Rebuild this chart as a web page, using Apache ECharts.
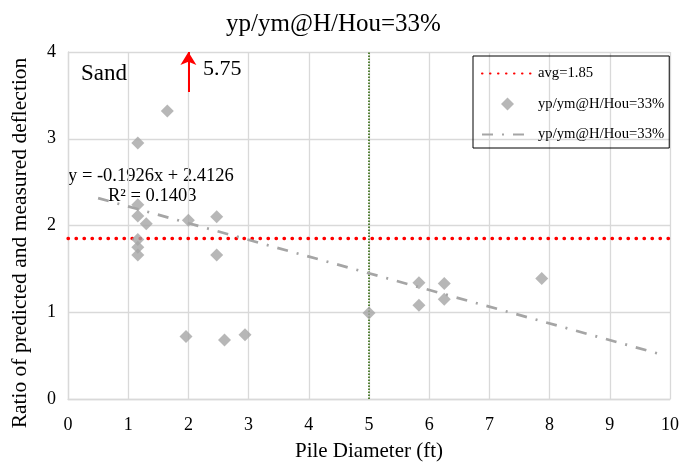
<!DOCTYPE html>
<html>
<head>
<meta charset="utf-8">
<script src="https://cdn.jsdelivr.net/npm/echarts@6/dist/echarts.min.js"></script>
<style>
html,body{margin:0;padding:0;background:#fff;}
#chart{width:693px;height:467px;}
</style>
</head>
<body>
<div id="chart"></div>
<script>
// ---- data ----
const chartTitle = 'yp/ym@H/Hou=33%';
const xAxisTitle = 'Pile Diameter (ft)';
const yAxisTitle = 'Ratio of predicted and measured deflection';
const xTicks = [0,1,2,3,4,5,6,7,8,9,10];
const yTicks = [0,1,2,3,4];
const pileDiameter = [1.65,1.16,1.16,1.16,1.30,2.00,2.47,1.16,1.16,1.16,2.47,1.96,2.60,2.94,5.00,5.83,5.83,6.25,6.25,7.87];
const ratio        = [3.32,2.95,2.24,2.11,2.02,2.06,2.10,1.84,1.75,1.66,1.66,0.72,0.68,0.74,0.99,1.34,1.08,1.33,1.15,1.39];
const avgValue = 1.85;
const trendX = [0.5, 9.85];
const trendY = [2.316, 0.515];
const limitX = 5;
const outlierX = 2;
const outlierValue = 5.75;
const arrowFromY = 3.54;
const equationText = 'y = -0.1926x + 2.4126';
const r2Text = 'R² = 0.1403';
const soilText = 'Sand';

const serif = 'Liberation Serif, Times New Roman, serif';
const scatterData = pileDiameter.map((x,i)=>[x, ratio[i]]);
const avgData = [[xTicks[0], avgValue],[xTicks[xTicks.length-1], avgValue]];
const trendData = trendX.map((x,i)=>[x, trendY[i]]);
const vData = [[limitX, yTicks[0]],[limitX, yTicks[yTicks.length-1]]];

const chart = echarts.init(document.getElementById('chart'));
const seriesName = chartTitle;
const trendName = chartTitle + '\u200B';
const avgName = 'avg=' + avgValue.toFixed(2);
chart.setOption({
  animation:false,
  backgroundColor:'#fff',
  title:{text:chartTitle,left:221,top:7,textStyle:{fontFamily:serif,fontSize:25,fontWeight:'normal',color:'#000'}},
  grid:{left:68,right:23,top:52,bottom:62},
  legend:{
    orient:'vertical',left:473,top:56,
    data:[
      {name:avgName,itemStyle:{opacity:0}},
      {name:seriesName,icon:'path://M0,-1L1,0L0,1L-1,0Z'},
      {name:trendName,itemStyle:{opacity:0}}
    ],
    itemWidth:51,itemHeight:13,itemGap:15.5,
    padding:[10,5,6,8],
    borderColor:'#000',borderWidth:1,
    textStyle:{fontFamily:serif,fontSize:14.7,color:'#000'}
  },
  xAxis:{
    type:'value',min:0,max:10,interval:1,
    name:xAxisTitle,nameLocation:'middle',nameGap:42,
    nameTextStyle:{fontFamily:serif,fontSize:21,color:'#000'},
    axisLine:{show:true,lineStyle:{color:'#D9D9D9',width:1.3}},
    axisTick:{show:false},
    axisLabel:{fontFamily:serif,fontSize:18,color:'#000',margin:17},
    splitLine:{show:true,lineStyle:{color:'#D9D9D9',width:1.3}}
  },
  yAxis:{
    type:'value',min:0,max:4,interval:1,
    axisLine:{show:true,lineStyle:{color:'#D9D9D9',width:1.3}},
    axisTick:{show:false},
    axisLabel:{fontFamily:serif,fontSize:18,color:'#000',margin:12},
    splitLine:{show:true,lineStyle:{color:'#D9D9D9',width:1.3}}
  },
  series:[
    {
      name:'limit',type:'line',data:vData,symbol:'none',silent:true,z:1,
      lineStyle:{color:'#548235',width:2,type:[1.5,1.5]},
      markLine:{
        silent:true,symbol:['none','arrow'],symbolSize:[12,13],
        label:{show:false},
        lineStyle:{color:'#FF0000',width:2,type:'solid'},
        data:[[{coord:[outlierX,arrowFromY]},{coord:[outlierX,yTicks[yTicks.length-1]]}]]
      }
    },
    {
      name:avgName,type:'line',data:avgData,symbol:'none',z:2,
      lineStyle:{color:'#FF0000',width:3.3,type:[0.5,7.5],cap:'round'},
      itemStyle:{color:'#FF0000'}
    },
    {
      name:seriesName,type:'scatter',data:scatterData,symbol:'diamond',symbolSize:13,z:4,
      itemStyle:{color:'#A5A5A5'}
    },
    {
      name:trendName,type:'line',data:trendData,symbol:'none',z:3,
      lineStyle:{color:'#A5A5A5',width:2.7,type:[11,9,2,9]},
      itemStyle:{color:'#A5A5A5'}
    }
  ],
  graphic:[
    {type:'text',x:20,y:243,rotation:Math.PI/2,silent:true,
      style:{text:yAxisTitle,font:'21.5px '+serif,fill:'#000',align:'center',verticalAlign:'middle'}},
    {type:'text',left:81,top:62,style:{text:soilText,font:'23px '+serif,fill:'#000'},silent:true},
    {type:'text',left:203,top:58,style:{text:String(outlierValue),font:'22px '+serif,fill:'#000'},silent:true},
    {type:'text',left:68,top:167,style:{text:equationText,font:'18.5px '+serif,fill:'#000'},silent:true},
    {type:'text',left:108,top:187,style:{text:r2Text,font:'18.5px '+serif,fill:'#000'},silent:true}
  ]
});
</script>
</body>
</html>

*SET TASK*.
Except for the pictures, give all the material above again verbatim.

*COMPLETE OUTPUT*.
Rebuild this chart as a web page, using Apache ECharts.
<!DOCTYPE html>
<html>
<head>
<meta charset="utf-8">
<script src="https://cdn.jsdelivr.net/npm/echarts@6/dist/echarts.min.js"></script>
<style>
html,body{margin:0;padding:0;background:#fff;}
#chart{width:693px;height:467px;}
</style>
</head>
<body>
<div id="chart"></div>
<script>
// ---- data ----
const chartTitle = 'yp/ym@H/Hou=33%';
const xAxisTitle = 'Pile Diameter (ft)';
const yAxisTitle = 'Ratio of predicted and measured deflection';
const xTicks = [0,1,2,3,4,5,6,7,8,9,10];
const yTicks = [0,1,2,3,4];
const pileDiameter = [1.65,1.16,1.16,1.16,1.30,2.00,2.47,1.16,1.16,1.16,2.47,1.96,2.60,2.94,5.00,5.83,5.83,6.25,6.25,7.87];
const ratio        = [3.32,2.95,2.24,2.11,2.02,2.06,2.10,1.84,1.75,1.66,1.66,0.72,0.68,0.74,0.99,1.34,1.08,1.33,1.15,1.39];
const avgValue = 1.85;
const trendX = [0.5, 9.85];
const trendY = [2.316, 0.515];
const limitX = 5;
const outlierX = 2;
const outlierValue = 5.75;
const arrowFromY = 3.54;
const equationText = 'y = -0.1926x + 2.4126';
const r2Text = 'R² = 0.1403';
const soilText = 'Sand';

const serif = 'Liberation Serif, Times New Roman, serif';
const scatterData = pileDiameter.map((x,i)=>[x, ratio[i]]);
const avgData = [[xTicks[0], avgValue],[xTicks[xTicks.length-1], avgValue]];
const trendData = trendX.map((x,i)=>[x, trendY[i]]);
const vData = [[limitX, yTicks[0]],[limitX, yTicks[yTicks.length-1]]];

const chart = echarts.init(document.getElementById('chart'));
const seriesName = chartTitle;
const trendName = chartTitle + '\u200B';
const avgName = 'avg=' + avgValue.toFixed(2);
chart.setOption({
  animation:false,
  backgroundColor:'#fff',
  title:{text:chartTitle,left:221,top:7,textStyle:{fontFamily:serif,fontSize:25,fontWeight:'normal',color:'#000'}},
  grid:{left:68,right:23,top:52,bottom:62},
  legend:{
    orient:'vertical',left:473,top:56,
    data:[
      {name:avgName,itemStyle:{opacity:0}},
      {name:seriesName,icon:'path://M0,-1L1,0L0,1L-1,0Z'},
      {name:trendName,itemStyle:{opacity:0}}
    ],
    itemWidth:51,itemHeight:13,itemGap:15.5,
    padding:[10,5,6,8],
    borderColor:'#000',borderWidth:1,
    textStyle:{fontFamily:serif,fontSize:14.7,color:'#000'}
  },
  xAxis:{
    type:'value',min:0,max:10,interval:1,
    name:xAxisTitle,nameLocation:'middle',nameGap:42,
    nameTextStyle:{fontFamily:serif,fontSize:21,color:'#000'},
    axisLine:{show:true,lineStyle:{color:'#D9D9D9',width:1.3}},
    axisTick:{show:false},
    axisLabel:{fontFamily:serif,fontSize:18,color:'#000',margin:17},
    splitLine:{show:true,lineStyle:{color:'#D9D9D9',width:1.3}}
  },
  yAxis:{
    type:'value',min:0,max:4,interval:1,
    axisLine:{show:true,lineStyle:{color:'#D9D9D9',width:1.3}},
    axisTick:{show:false},
    axisLabel:{fontFamily:serif,fontSize:18,color:'#000',margin:12},
    splitLine:{show:true,lineStyle:{color:'#D9D9D9',width:1.3}}
  },
  series:[
    {
      name:'limit',type:'line',data:vData,symbol:'none',silent:true,z:1,
      lineStyle:{color:'#548235',width:2,type:[1.5,1.5]},
      markLine:{
        silent:true,symbol:['none','arrow'],symbolSize:[12,13],
        label:{show:false},
        lineStyle:{color:'#FF0000',width:2,type:'solid'},
        data:[[{coord:[outlierX,arrowFromY]},{coord:[outlierX,yTicks[yTicks.length-1]]}]]
      }
    },
    {
      name:avgName,type:'line',data:avgData,symbol:'none',z:2,
      lineStyle:{color:'#FF0000',width:3.3,type:[0.5,7.5],cap:'round'},
      itemStyle:{color:'#FF0000'}
    },
    {
      name:seriesName,type:'scatter',data:scatterData,symbol:'diamond',symbolSize:13,z:4,
      itemStyle:{color:'#A5A5A5'}
    },
    {
      name:trendName,type:'line',data:trendData,symbol:'none',z:3,
      lineStyle:{color:'#A5A5A5',width:2.7,type:[11,9,2,9]},
      itemStyle:{color:'#A5A5A5'}
    }
  ],
  graphic:[
    {type:'text',x:20,y:243,rotation:Math.PI/2,silent:true,
      style:{text:yAxisTitle,font:'21.5px '+serif,fill:'#000',align:'center',verticalAlign:'middle'}},
    {type:'text',left:81,top:62,style:{text:soilText,font:'23px '+serif,fill:'#000'},silent:true},
    {type:'text',left:203,top:58,style:{text:String(outlierValue),font:'22px '+serif,fill:'#000'},silent:true},
    {type:'text',left:68,top:167,style:{text:equationText,font:'18.5px '+serif,fill:'#000'},silent:true},
    {type:'text',left:108,top:187,style:{text:r2Text,font:'18.5px '+serif,fill:'#000'},silent:true}
  ]
});
</script>
</body>
</html>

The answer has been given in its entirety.